Austerity measures, while enabling Italy to reduce its deficit to within European Union limits, deepened the nation’s slump. With the economy headed for its eighth quarter of contraction and joblessness at its highest since at least 1977, Prime Minister Enrico Letta in the last two months postponed a sales-tax increase and suspended a property tax payment.

“The rating action reflects our view of a further worsening of Italy’s economic prospects coming on top of a decade of real growth averaging minus 0.04 per cent,” S&P said. “The low growth stems in large part from rigidities in Italy’s labour and product markets.”

Yields rise
Yields on Italy’s debt securities maturing in May 2023 increased seven basis points, or 0.07 percentage point, to 4.48 per cent at 8:46 am Rome time.
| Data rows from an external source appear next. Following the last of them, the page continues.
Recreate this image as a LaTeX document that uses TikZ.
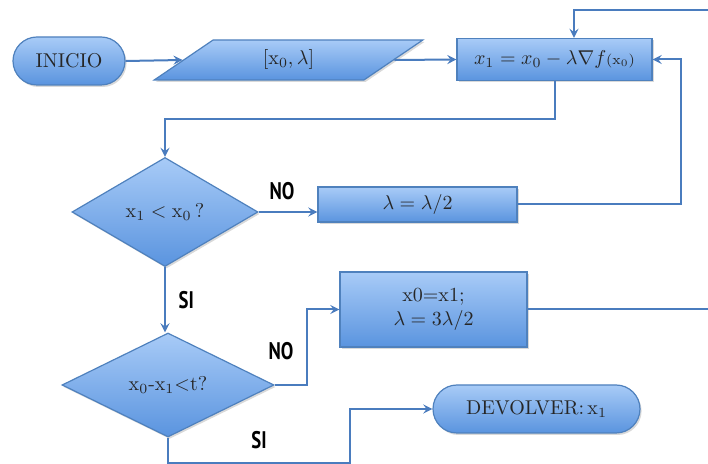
\documentclass[tikz,border=0pt]{standalone}
\usepackage{fontspec}
\newfontfamily\rotulofont[FakeStretch=0.78]{PT Sans}
\usetikzlibrary{shapes.geometric, shapes.misc, shadows, calc}
\definecolor{azulclaro}{HTML}{A8CBF7}
\definecolor{azuloscuro}{HTML}{5A94DF}
\definecolor{borde}{HTML}{4F81BD}
\definecolor{azullinea}{HTML}{4A7CBE}

\begin{document}
\begin{tikzpicture}[
		x=0.5pt, y=-0.5pt,
		base/.style={
			draw=borde,
			line width=0.6pt,
			top color=azulclaro,
			bottom color=azuloscuro,
			drop shadow={opacity=0.3, shadow xshift=0.8pt, shadow yshift=-1pt},
			align=center,
			inner sep=0pt,
			text=black!85
		},
		caja/.style={base, rectangle},
		terminal/.style={base, rounded rectangle},
		rombo/.style={base, diamond, aspect=1.8},
		datosent/.style={
			base,
			trapezium,
			trapezium left angle=45,
			trapezium right angle=135,
			trapezium stretches=true
		},
		flecha/.style={->, >=stealth, line width=1pt, color=azullinea},
		tramo/.style={-, line width=1pt, color=azullinea},
		rotulo/.style={font=\rotulofont\bfseries\large, text=black}
		]
		
		\useasboundingbox (0,0) rectangle (708,464);
		
		\node[terminal, minimum width=56pt, minimum height=24pt] (inicio) at (69,61) {INICIO};
		\node[datosent, minimum width=134.5pt, minimum height=20pt] (datos) at (288.5,60) {$[\mathrm{x}_0,\lambda]$};
		\node[caja, minimum width=97.5pt, minimum height=21pt] (paso) at (554.5,59.5) {$x_1 = x_0 - \lambda\nabla f{\scriptstyle(\mathrm{x}_0)}$};
		
		\node[rombo, minimum width=93pt, minimum height=54.5pt] (cond1) at (165,212) {$\mathrm{x}_1 < \mathrm{x}_0$\,?};
		\node[caja, minimum width=99.5pt, minimum height=17.5pt] (mitad) at (417.5,204.5) {$\lambda = \lambda/2$};
		
		\node[rombo, minimum width=106pt, minimum height=52pt] (cond2) at (168,385) {x$_0$-x$_1$<t?};
		\node[caja, minimum width=93.5pt, minimum height=37.5pt] (aumento) at (433.5,309.5) {x0=x1;\\ $\lambda = 3\lambda/2$};
		\node[terminal, minimum width=103.5pt, minimum height=24pt] (fin) at (536.5,409) {DEVOLVER:\,x$_1$};
		
		\coordinate (entrada) at (708,10);
		\coordinate (salida) at (708,305);
		\coordinate (abajo) at (350,463);
		
		%Lineas
		\draw[flecha] (inicio.east) -- (datos.west);
		\draw[flecha] (datos.east) -- (paso.west);
		\draw[flecha] (entrada) -| ($(paso.north)+(19.5,0)$);
		
		\draw[flecha] (paso.south) -- ++(0,38) -| (cond1.north);
		\draw[flecha] (cond1.east) -- (cond1.east -| mitad.west) node[rotulo, pos=0.4, above=2pt] {NO};
		\draw[flecha] (mitad.east) -- ++(163,0) |- (paso.east);
		
		\draw[flecha] (cond1.south) -- (cond1.south |- cond2.north) node[rotulo, midway, right=3pt] {SI};
		
		\draw[flecha] (cond2.east) -- ++(32,0) node[rotulo, pos=0.2, above=8.5pt] {NO} |- (aumento.west);
		\draw[tramo] (aumento.east) -- (aumento.east -| salida);
		
		\draw[flecha] (cond2.south) |- (abajo) node[rotulo, pos=0.75, above=3pt] {SI} |- (fin.west);
		
	\end{tikzpicture}
\end{document}
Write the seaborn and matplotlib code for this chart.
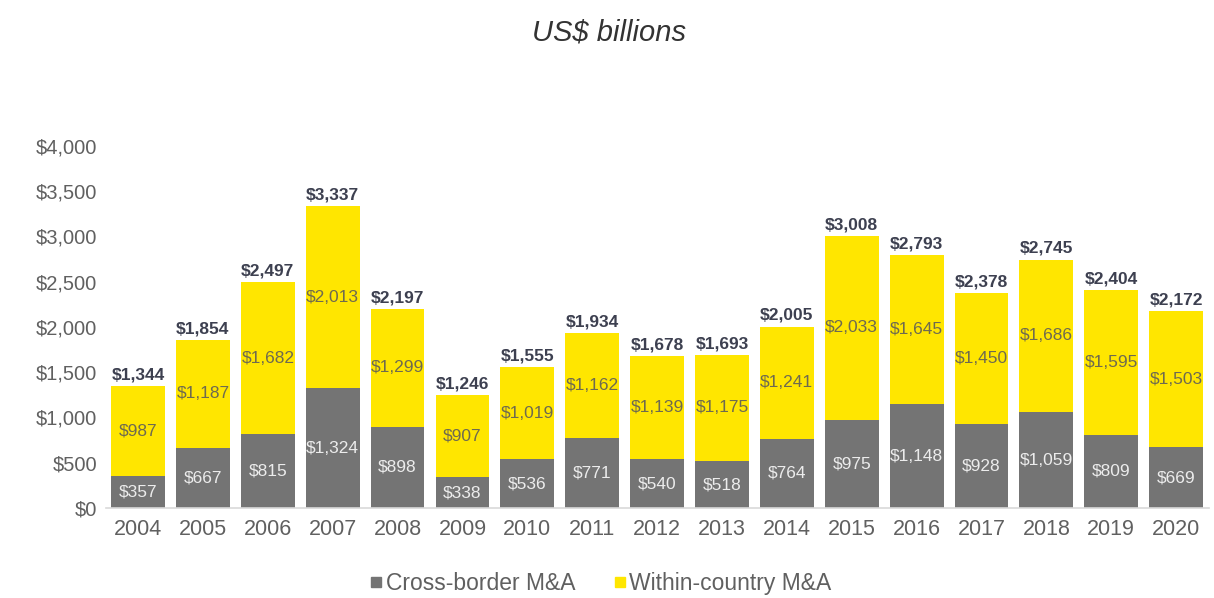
import matplotlib
matplotlib.use("Agg")
import matplotlib.pyplot as plt
from matplotlib.lines import Line2D
import seaborn as sns
import pandas as pd

years = ["2004", "2005", "2006", "2007", "2008", "2009", "2010", "2011", "2012",
         "2013", "2014", "2015", "2016", "2017", "2018", "2019", "2020"]
cross_border = [357, 667, 815, 1324, 898, 338, 536, 771, 540, 518, 764, 975, 1148,
                928, 1059, 809, 669]
within_country = [987, 1187, 1682, 2013, 1299, 907, 1019, 1162, 1139, 1175, 1241,
                  2033, 1645, 1450, 1686, 1595, 1503]
totals = [1344, 1854, 2497, 3337, 2197, 1246, 1555, 1934, 1678, 1693, 2005, 3008,
          2793, 2378, 2745, 2404, 2172]
y_ticks = [0, 500, 1000, 1500, 2000, 2500, 3000, 3500, 4000]

GRAY = "#747474"
YELLOW = "#FFE600"
TEXT = "#606060"

sns.set_theme(style="white")
plt.rcParams["font.family"] = ["Liberation Sans", "DejaVu Sans"]

df = pd.DataFrame({"year": years, "cross": cross_border,
                   "within": within_country, "total": totals})

fig = plt.figure(figsize=(12.14, 5.98), dpi=100)
ax = fig.add_axes([0.087, 0.1505, 0.9085, 0.6055])

# stacked columns: full stack in yellow, cross-border portion in gray over it
sns.barplot(data=df, x="year", y="total", color=YELLOW, width=0.83,
            saturation=1, ax=ax, order=years, linewidth=0, edgecolor="none")
sns.barplot(data=df, x="year", y="cross", color=GRAY, width=0.83,
            saturation=1, ax=ax, order=years, linewidth=0, edgecolor="none")

for i, (c, w, t) in enumerate(zip(cross_border, within_country, totals)):
    ax.text(i, c / 2, f"${c:,}", ha="center", va="center",
            fontsize=12.5, color="#ececec")
    ax.text(i, c + w / 2, f"${w:,}", ha="center", va="center",
            fontsize=12.5, color="#6e6a50")
    ax.text(i, t + 40, f"${t:,}", ha="center", va="bottom",
            fontsize=12.5, fontweight="bold", color="#3d4050")

ax.set_xlim(-0.5, len(years) - 0.5)
ax.set_ylim(0, 4000)
ax.set_yticks(y_ticks)
ax.set_yticklabels([f"${v:,}" for v in y_ticks])
ax.set_xlabel("")
ax.set_ylabel("")
ax.tick_params(axis="y", labelsize=14.5, labelcolor=TEXT, length=0, pad=6)
ax.tick_params(axis="x", labelsize=15.5, labelcolor=TEXT, length=0, pad=8)

for side in ("top", "right", "left"):
    ax.spines[side].set_visible(False)
ax.spines["bottom"].set_color("#d9d9d9")
ax.spines["bottom"].set_linewidth(1.2)

fig.text(0.502, 0.945, "US$ billions", ha="center", va="center",
         fontsize=21, style="italic", color="#333333")

handles = [
    Line2D([], [], marker="s", linestyle="none", markersize=7,
           markerfacecolor=GRAY, markeredgecolor=GRAY, label="Cross-border M&A"),
    Line2D([], [], marker="s", linestyle="none", markersize=7,
           markerfacecolor=YELLOW, markeredgecolor=YELLOW, label="Within-country M&A"),
]
fig.legend(handles=handles, loc="center", bbox_to_anchor=(0.494, 0.024), ncol=2,
           frameon=False, fontsize=16.5, labelcolor=TEXT, handletextpad=0.05,
           columnspacing=1.6, handlelength=0.7)

fig.savefig("out.png", dpi=100)
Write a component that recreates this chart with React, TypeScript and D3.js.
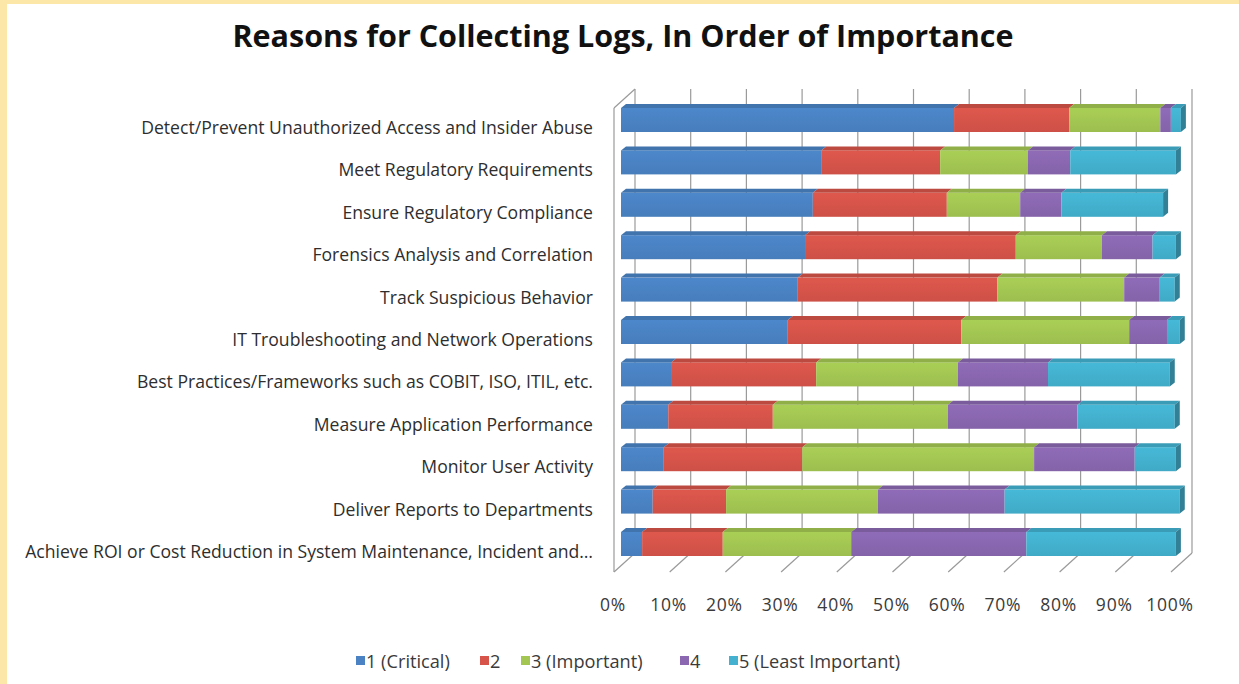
import React from 'react';
import * as d3 from 'd3';

const categories = [
  'Detect/Prevent Unauthorized Access and Insider Abuse',
  'Meet Regulatory Requirements',
  'Ensure Regulatory Compliance',
  'Forensics Analysis and Correlation',
  'Track Suspicious Behavior',
  'IT Troubleshooting and Network Operations',
  'Best Practices/Frameworks such as COBIT, ISO, ITIL, etc.',
  'Measure Application Performance',
  'Monitor User Activity',
  'Deliver Reports to Departments',
  'Achieve ROI or Cost Reduction in System Maintenance, Incident and\u2026',
];

const seriesNames = ['1 (Critical)', '2', '3 (Important)', '4', '5 (Least Important)'];

const critical = [59.9, 36.0, 34.5, 33.1, 31.8, 30.0, 9.0, 8.5, 7.7, 5.7, 3.8];
const rank2 = [20.7, 21.4, 24.1, 37.9, 35.9, 31.2, 26.1, 18.8, 24.9, 13.2, 14.5];
const important = [16.4, 15.8, 13.2, 15.5, 22.8, 30.2, 25.5, 31.5, 41.7, 27.3, 23.1];
const rank4 = [1.9, 7.6, 7.4, 9.1, 6.4, 6.8, 16.2, 23.3, 18.1, 22.8, 31.5];
const leastImportant = [1.8, 19.0, 18.3, 4.2, 2.7, 2.3, 21.9, 17.5, 7.4, 31.5, 26.9];

const tickValues = [0, 10, 20, 30, 40, 50, 60, 70, 80, 90, 100];

const colors = ['#4a82c3', '#d6544a', '#a3c652', '#8a67b0', '#43b1cf'];

export default function App() {
  const W = 1239;
  const H = 684;
  const series = [critical, rank2, important, rank4, leastImportant];
  const keys = seriesNames.map((_, k) => 's' + k);
  const rows = categories.map((c, i) => {
    const o: any = { cat: c };
    series.forEach((s, k) => (o[keys[k]] = s[i]));
    return o;
  });
  const stacked = d3.stack().keys(keys)(rows as any);

  const x = d3.scaleLinear().domain([0, 100]).range([621, 1177]);
  const xFront = d3.scaleLinear().domain([0, 100]).range([614, 1171]);
  const xBack = d3.scaleLinear().domain([0, 100]).range([635, 1192]);
  const y = d3.scalePoint<string>().domain(categories).range([120, 544]);

  const floorFront = 572;
  const floorBack = 553;
  const wallTop = 89;
  const frontTop = 108;
  const barH = 24;
  const dx = 5;
  const dy = 4;

  const legendX = [356, 480, 521, 680, 729];
  const font = "'Open Sans', 'DejaVu Sans', sans-serif";

  return (
    <svg
      width={W}
      height={H}
      viewBox={`0 0 ${W} ${H}`}
      style={{ position: 'absolute', left: 0, top: 0, background: '#ffffff' }}
    >
      <defs>
        {colors.map((c, k) => (
          <linearGradient key={k} id={'g' + k} x1="0" y1="0" x2="0" y2="1">
            <stop offset="0%" stopColor={d3.color(c)!.brighter(0.12).toString()} />
            <stop offset="100%" stopColor={d3.color(c)!.darker(0.12).toString()} />
          </linearGradient>
        ))}
      </defs>
      <rect x={0} y={0} width={W} height={H} fill="#ffffff" />
      <rect x={0} y={0} width={7} height={H} fill="#fce6a8" />
      <rect x={0} y={0} width={W} height={4} fill="#fce6a8" />

      <text
        x={623}
        y={47}
        textAnchor="middle"
        fontFamily={font}
        fontWeight="bold"
        fontSize={30.5}
        fill="#111"
      >
        Reasons for Collecting Logs, In Order of Importance
      </text>

      {/* walls */}
      <g stroke="#9a9a9a" strokeWidth={1.2} fill="none">
        {tickValues.map((t) => (
          <line key={'gb' + t} x1={xBack(t)} x2={xBack(t)} y1={wallTop} y2={floorBack} />
        ))}
        {tickValues.map((t) => (
          <line key={'gf' + t} x1={xFront(t)} x2={xBack(t)} y1={floorFront} y2={floorBack} />
        ))}
        <line x1={xFront(0)} x2={xFront(0)} y1={frontTop} y2={floorFront} />
        <line x1={xFront(0)} x2={xBack(0)} y1={frontTop} y2={wallTop} />
      </g>

      {/* bars */}
      {categories.map((c, i) => {
        const yc = y(c)!;
        const yt = yc - barH / 2;
        const yb = yc + barH / 2;
        return (
          <g key={c}>
            {stacked.map((s, k) => {
              const d = s[i];
              const x0 = x(d[0]);
              const x1 = x(d[1]);
              const col = d3.color(colors[k])!;
              return (
                <g key={k}>
                  <rect x={x0} y={yt} width={Math.max(0, x1 - x0)} height={barH} fill={`url(#g${k})`} />
                  <polygon
                    points={`${x0},${yt} ${x1},${yt} ${x1 + dx},${yt - dy} ${x0 + dx},${yt - dy}`}
                    fill={col.darker(0.35).toString()}
                  />
                  {k === stacked.length - 1 && (
                    <polygon
                      points={`${x1},${yt} ${x1 + dx},${yt - dy} ${x1 + dx},${yb - dy} ${x1},${yb}`}
                      fill={col.darker(0.9).toString()}
                    />
                  )}
                </g>
              );
            })}
            <text
              x={593}
              y={yc + 7}
              textAnchor="end"
              dominantBaseline="central"
              fontFamily={font}
              fontSize={17.6}
              fill="#2e2e2e"
            >
              {c}
            </text>
          </g>
        );
      })}

      {/* tick labels */}
      {tickValues.map((t) => (
        <text
          key={'t' + t}
          x={xFront(t) - 1}
          y={604}
          textAnchor="middle"
          dominantBaseline="central"
          fontFamily={font}
          fontSize={17.5}
          letterSpacing={0.8}
          fill="#3a3a3a"
        >
          {t + '%'}
        </text>
      ))}

      {/* legend */}
      {seriesNames.map((n, k) => (
        <g key={n}>
          <rect x={legendX[k]} y={656} width={9} height={9} fill={colors[k]} />
          <text
            x={legendX[k] + 10}
            y={661}
            dominantBaseline="central"
            fontFamily={font}
            fontSize={18.2}
            fill="#3a3a3a"
          >
            {n}
          </text>
        </g>
      ))}
    </svg>
  );
}
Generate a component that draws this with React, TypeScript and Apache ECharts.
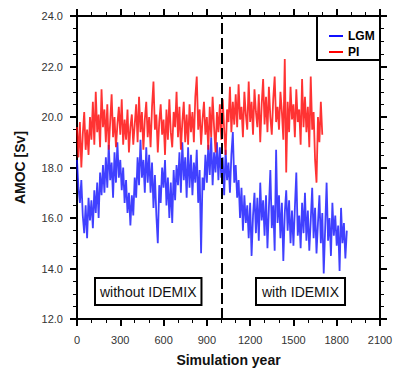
import React, { useEffect, useRef } from "react";
import * as echarts from "echarts";

const STEP = 10;
const xTicks = [0, 300, 600, 900, 1200, 1500, 1800, 2100];
const yTicks = [12, 14, 16, 18, 20, 22, 24];

const lgm = [
  18.3, 17.2, 16.6, 17.5, 16.1, 15.4, 16.5, 15.2, 16.8, 15.9,
  16.7, 15.6, 17.1, 16.2, 17.4, 16.0, 17.8, 16.9, 18.1, 17.0,
  18.4, 17.2, 18.9, 17.5, 18.2, 16.8, 18.6, 17.4, 19.0, 17.6,
  18.3, 17.1, 18.0, 16.6, 17.5, 16.2, 17.0, 15.7, 16.9, 16.1,
  17.6, 16.8, 18.4, 17.3, 19.1, 17.6, 18.3, 17.0, 18.8, 17.4,
  18.5, 17.0, 18.2, 16.4, 17.7, 16.1, 15.0, 17.3, 16.6, 18.0,
  17.2, 18.3, 16.5, 17.6, 16.0, 17.4, 15.8, 17.9, 16.7, 18.1,
  17.3, 18.6, 17.0, 19.0, 17.5, 18.4, 16.8, 18.8, 17.2, 18.5,
  16.9, 18.2, 17.4, 18.7, 16.6, 17.9, 14.6, 17.6, 17.1, 18.5,
  17.4, 18.9, 17.7, 19.2, 17.3, 18.6, 17.8, 19.0, 17.5, 18.8,
  17.6, 18.4, 16.9, 18.7, 17.5, 18.2, 17.0, 18.5, 19.4, 17.4,
  18.1, 16.8, 17.5, 16.0, 17.2, 15.5, 16.9, 15.8, 16.5, 15.2,
  16.6, 14.5, 16.1, 17.0, 15.4, 16.8, 15.1, 17.4, 15.9, 16.7,
  15.3, 16.9, 14.8, 16.4, 17.9, 15.6, 16.5, 14.7, 18.7, 15.8,
  16.9, 15.2, 16.6, 14.3, 16.2, 17.1, 15.5, 16.7, 15.0, 16.3,
  14.9, 16.4, 17.8, 15.3, 16.1, 14.8, 16.6, 15.4, 17.0, 15.1,
  16.3, 14.7, 15.9, 17.2, 15.2, 16.4, 14.6, 15.8, 16.9, 15.0,
  16.2, 13.8, 15.6, 17.4, 15.1, 16.0, 14.5, 16.6, 15.3, 16.1,
  14.9, 15.7, 13.9, 16.4, 15.0, 15.8, 14.4, 15.5,
];

const pi = [
  19.6, 18.4, 19.8, 18.0, 19.3, 20.2, 18.7, 19.5, 18.5, 20.0,
  19.1, 20.6, 18.9, 21.0, 19.4, 20.1, 18.8, 21.1, 19.6, 20.3,
  19.0, 20.5, 18.7, 19.8, 20.9, 19.2, 20.0, 18.8, 19.7, 20.4,
  19.3, 20.7, 18.9, 19.9, 19.1, 20.3, 18.6, 19.6, 20.1, 18.9,
  19.7, 20.5, 19.0, 20.8, 19.4, 20.2, 18.7, 19.9, 20.6, 19.2,
  20.0, 18.8, 20.4, 21.4, 19.5, 20.1, 18.6, 19.8, 20.5, 19.3,
  19.9, 18.5, 20.3, 19.1, 20.7, 19.4, 18.8, 20.2, 19.6, 21.0,
  19.2, 20.4, 18.7, 19.8, 20.6, 19.0, 20.1, 18.9, 20.5, 19.4,
  20.2, 19.0, 20.8, 21.6, 19.5, 20.3, 18.9, 19.9, 20.6, 19.3,
  20.0, 18.7, 20.4, 19.2, 20.8, 19.6, 18.6, 20.2, 19.4, 20.5,
  19.1, 20.7, 19.5, 18.5, 20.3, 19.8, 21.2, 19.4, 20.6, 19.7,
  20.9, 19.6, 21.3, 19.9, 20.4, 19.2, 21.0, 20.1, 19.5, 21.4,
  19.8, 20.6, 19.3, 21.1, 20.2, 19.6, 20.9, 19.0, 20.5, 21.5,
  19.7, 20.8, 19.4, 21.2, 20.0, 19.3, 20.7, 21.6, 19.8, 20.4,
  19.5, 21.0, 20.2, 19.1, 22.3, 17.8, 20.6, 19.4, 21.2, 19.9,
  20.5, 19.2, 21.1, 19.8, 20.3, 18.9, 21.5, 19.6, 20.8, 19.4,
  20.4, 18.8, 21.6, 19.5, 20.2, 18.3, 17.4, 20.0, 19.0, 20.6,
  19.3,
];

const seriesNames = ["LGM", "PI"];
const seriesColors = ["#1010ff", "#ff0000"];
const divider = 1000;

const FONT = "'Liberation Sans', Arial, sans-serif";

export default function App() {
  const ref = useRef<HTMLDivElement>(null);
  useEffect(() => {
    document.body.style.margin = "0";
    if (!ref.current) return;
    const chart = echarts.init(ref.current, null, { renderer: "svg" });
    const toPairs = (arr: number[]) => arr.map((v, i) => [i * STEP, v]);

    const axisLine = { show: true, onZero: false, lineStyle: { color: "#000", width: 2 } };
    const tick = { show: true, inside: false, length: 7, lineStyle: { color: "#000", width: 2 } };
    const minor = (n: number) => ({ show: true, splitNumber: n, length: 4, lineStyle: { color: "#000", width: 1 } });

    const xBase = {
      type: "value" as const,
      min: xTicks[0],
      max: xTicks[xTicks.length - 1],
      interval: xTicks[1] - xTicks[0],
      axisLine,
      axisTick: tick,
      minorTick: minor(3),
      splitLine: { show: false },
    };
    const yBase = {
      type: "value" as const,
      min: yTicks[0],
      max: yTicks[yTicks.length - 1],
      interval: yTicks[1] - yTicks[0],
      axisLine,
      axisTick: tick,
      minorTick: minor(4),
      splitLine: { show: false },
    };

    chart.setOption({
      animation: false,
      backgroundColor: "#fff",
      grid: { left: 77, right: 20, top: 16, bottom: 60, containLabel: false },
      legend: {
        data: seriesNames,
        orient: "vertical",
        left: 324,
        top: 25,
        itemWidth: 14,
        itemHeight: 2,
        itemGap: 4,
        icon: "rect",
        textStyle: { fontFamily: FONT, fontWeight: "bold", fontSize: 12, color: "#000" },
      },
      xAxis: [
        {
          ...xBase,
          position: "bottom",
          name: "Simulation year",
          nameLocation: "middle",
          nameGap: 34,
          nameTextStyle: { fontFamily: FONT, fontWeight: "bold", fontSize: 14, color: "#111" },
          axisLabel: {
            show: true,
            margin: 15,
            fontFamily: FONT,
            fontSize: 11,
            color: "#333",
            formatter: (v: number) => String(v),
          },
        },
        { ...xBase, position: "top", axisLabel: { show: false } },
      ],
      yAxis: [
        {
          ...yBase,
          position: "left",
          name: "AMOC [Sv]",
          nameLocation: "middle",
          nameGap: 50,
          nameTextStyle: { fontFamily: FONT, fontWeight: "bold", fontSize: 14, color: "#111" },
          axisLabel: {
            show: true,
            margin: 14,
            fontFamily: FONT,
            fontSize: 11,
            color: "#333",
            formatter: (v: number) => v.toFixed(1),
          },
        },
        { ...yBase, position: "right", axisLabel: { show: false } },
      ],
      series: [
        {
          name: seriesNames[0],
          type: "line",
          data: toPairs(lgm),
          showSymbol: false,
          symbol: "none",
          color: seriesColors[0],
          lineStyle: { width: 1.8, color: seriesColors[0], opacity: 0.8 },
          z: 2,
          markLine: {
            silent: true,
            symbol: "none",
            label: { show: false },
            lineStyle: { color: "#000", width: 2, type: [11, 4] },
            data: [{ xAxis: divider }],
          },
        },
        {
          name: seriesNames[1],
          type: "line",
          data: toPairs(pi),
          showSymbol: false,
          symbol: "none",
          color: seriesColors[1],
          lineStyle: { width: 1.8, color: seriesColors[1], opacity: 0.8 },
          z: 3,
        },
      ],
      graphic: [
        {
          type: "rect",
          shape: { x: 317, y: 16, width: 63, height: 44 },
          style: { fill: "transparent", stroke: "#000", lineWidth: 2 },
          z: 10,
        },
        {
          type: "text",
          x: 96,
          y: 279,
          style: {
            text: "without IDEMIX",
            fontFamily: FONT,
            fontSize: 14,
            fill: "#111",
            backgroundColor: "#fff",
            borderColor: "#000",
            borderWidth: 2,
            padding: [6, 4, 5, 4],
          },
          z: 10,
        },
        {
          type: "text",
          x: 257,
          y: 279,
          style: {
            text: "with IDEMIX",
            fontFamily: FONT,
            fontSize: 14,
            fill: "#111",
            backgroundColor: "#fff",
            borderColor: "#000",
            borderWidth: 2,
            padding: [6, 5, 5, 5],
          },
          z: 10,
        },
      ],
    });
    return () => chart.dispose();
  }, []);
  return <div ref={ref} style={{ width: 400, height: 379 }} />;
}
The spread over comparable-maturing German bunds rose 10 basis points to 285.3 basis points.

Italy, bearer of the euro’s second-biggest debt relative to gross domestic product, needs to sell more than euro 30 billion of bonds and bills a month. Italy is selling euro 7 billion of 1-year bills and euro 2.5 billion of 3-month bills today.

The country’s benchmark stock index, the FTSE MIB Index, dropped 0.5 per cent today. The gauge has lost 3.5 per cent this year, compared with a 5.5 per cent advance for companies in the Stoxx Europe 600 Index.

Investors are paying less attention to the views of ratings companies and relying more on their own analysis.

Yields on sovereign securities last year moved in the opposite direction from what ratings suggested in 53 percent of 32 upgrades, downgrades and changes in credit outlook, according to data compiled by Bloomberg published in December.

‘Brutal Reminder’
Still, Italian Prime Minister Enrico Letta said in an Italian television interview that S&P’s downgrade shows “the situation remains complicated, and internationally those who think that everything has been resolved are very wrong.”

Italy’s economic output in the first quarter of 2013 was 8 percent lower than in the last quarter of 2007 and continues to fall, S&P said. The company reduced its growth forecast for 2013 to minus 1.9 percent, from minus 1.4 percent.

“This is a brutal reminder that austerity can be achieved two ways: by raising taxes or slashing expenditures,” said Francesco Galietti, founder of Rome-based Policy Sonar. “We have achieved a decent result but we simply didn’t get the mix right.”

Uphill Battle
The International Monetary Fund said in a report last week that Letta still faces an uphill battle in helping his country exit its longest recession in more than two decades.

The IMF cut its growth outlook for Italy this year, saying GDP will shrink 1.8 percent, compared with its April forecast of 1.5 percent. The economy will expand 0.7 percent in 2014, up from its previous estimate of 0.5 percent.

“This is very bad news, but there might be a silver lining,” Galietti said of the downgrade. “Maybe it’s a good warning that will make the government focus to cut state expenditures instead of raising taxes.”